Jusqu’ici, quoique par des principes différents, nous sommes d’accord avec M. Kahn : le vers est un ; il ne comporte pas de césure fixe ; le rythme doit tendre à faire coïncider ses temps forts avec les temps forts de la pensée.

Il est plus facile encore, sans doute, de s’entendre sur la numération.

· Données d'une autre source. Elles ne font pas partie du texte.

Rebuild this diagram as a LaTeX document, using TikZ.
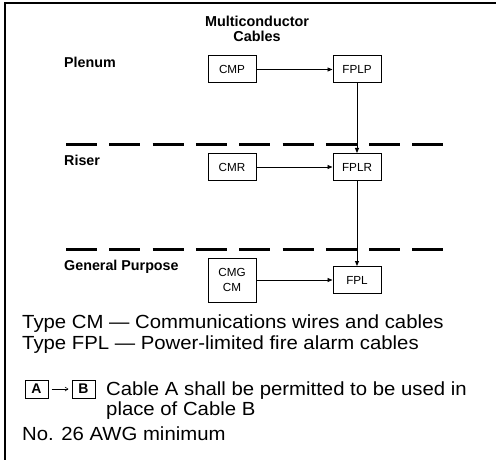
\documentclass[tikz,border=0pt]{standalone}
\usepackage{fontspec}
\setmainfont{Liberation Sans}
\newfontfamily\legendfont[FakeStretch=1.07]{Liberation Sans}
\usetikzlibrary{arrows.meta}
\begin{document}
\begin{tikzpicture}[x=1pt,y=-1pt,
  box/.style={draw, line width=1pt, minimum width=48pt, minimum height=27pt, inner sep=0pt, font=\fontsize{11.7}{15}\selectfont, align=center},
  conn/.style={line width=0.9pt, -{Triangle[length=5pt,width=4pt]}},
  level/.style={font=\bfseries\fontsize{14.3}{15}\selectfont, anchor=base west, inner sep=0pt},
  sepline/.style={line width=3pt, dash pattern=on 31pt off 12.3pt},
  legend/.style={font=\legendfont\fontsize{19}{21}\selectfont, anchor=base west, inner sep=0pt},
  key/.style={draw, line width=1pt, minimum width=23pt, minimum height=18pt, inner sep=0pt, font=\bfseries\fontsize{14}{14}\selectfont},
  keyarrow/.style={line width=0.6pt, -{Straight Barb[length=3pt,width=4pt]}, shorten <=3pt, shorten >=3pt}
]
\useasboundingbox (0,0) rectangle (496,460);
% frame
\draw[line width=1.5pt] (5,460) -- (5,3) -- (496,3);
% title
\node[font=\bfseries\fontsize{14.4}{14.5}\selectfont, align=center, inner sep=0pt] (title) at (257,29) {Multiconductor\\Cables};
% level labels
\node[level] (plenum) at (64,68) {Plenum};
\node[level] (riser) at (64,165) {Riser};
\node[level] (general) at (64,270.5) {General Purpose};
% separators
\draw[sepline] (66,145) -- (444,145);
\draw[sepline] (66,249) -- (444,249);
% boxes
\node[box] (cmp) at (232,69.5) {CMP};
\node[box] (fplp) at (357,69.5) {FPLP};
\node[box] (cmr) at (232,167) {CMR};
\node[box] (fplr) at (357,167) {FPLR};
\node[box, minimum height=44pt] (cmg) at (232,280) {CMG\\CM};
\node[box] (fpl) at (357,280) {FPL};
% connectors
\draw[conn] (cmp) -- (fplp);
\draw[conn] (fplp) -- (fplr);
\draw[conn] (cmr) -- (fplr);
\draw[conn] (fplr) -- (fpl);
\draw[conn] (cmg) -- (fpl);
% legend
\node[legend] (t1) at (22,328) {Type CM — Communications wires and cables};
\node[legend] (t2) at (22,349) {Type FPL — Power-limited fire alarm cables};
\node[key] (ka) at (36.5,389) {A};
\node[key] (kb) at (83.5,389) {B};
\draw[keyarrow] (ka) -- (kb);
\node[legend] (t3) at (106,395) {Cable A shall be permitted to be used in};
\node[legend] (t4) at (106,415) {place of Cable B};
\node[legend] (t5) at (22,440) {No. 26 AWG minimum};
\end{tikzpicture}
\end{document}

Depuis le XVIIe siècle, la plupart des vers français contenant des e muets sont faux. Reprenons Racine :

11. Il sort. Quelle nouvelle a frappé mon oreille.
11. Au moment où je parle, oh, mortelle pensée.
11. Et des crimes, peut-être inconnus aux enfers.
10. Malheureuse ! voilà comme tu m’as perdue.
(Phèdre.)
10. Cellesme du Parthe et du Scythe indompté.
9. Toute pleine du feu de tant de saints prophètes.
(Esther.)

Mais Racine écrivait pour les oreilles ; son vers est remarquablement plein ; la faute de l’e muet est rare dans son œuvre ; il voulait douze syllabes et savait les trouver. D’ailleurs de son temps, l’e féminin parlait peut-être encore un peu, surtout dans la déclamation.

Victor Hugo :

10. Ils luttent ; l’ombre emplit lentement leurs yeux d’ange.
9. Elle se sentit mère une seconde fois.
9. Sa mère l’aime, et rit ; elle le trouve beau.
9. La belle laine d’or que le safran jaunit.
10. Les femmes, les songeurs, les sages, les amants.
(Contemplations.)

Le vers de dix syllabes se rencontre à chaque pas parmi les alexandrins de Hugo ; celui de neuf syllabes, çà et là ; de même chez Verlaine :

9. Telle la vieille mer sous le jeune soleil.
10. Sagesse d’un Louis Racine, je t’envie.
10. Sur tes ailes de pierre, ô folle cathédrale.
10. Des étoiles de sang sur des cuirasses d’or.
(Sagesse.)

Mais ce qui donne à son alexandrin un ton si nouveau, c’est qu’il est presque toujours incomplet ; dans la si belle prière C’est la fête du blé, si on laisse de côté la dernière strophe volontairement écrite en vers pleins, sur seize vers il y en a deux de dix syllabes, cinq de douze, et neuf de onze ; dans la pièce xvi (Sagesse) sur douze vers, il n’y en a que trois de réguliers.

L’alexandrin traditionnel n’est qu’une superstition.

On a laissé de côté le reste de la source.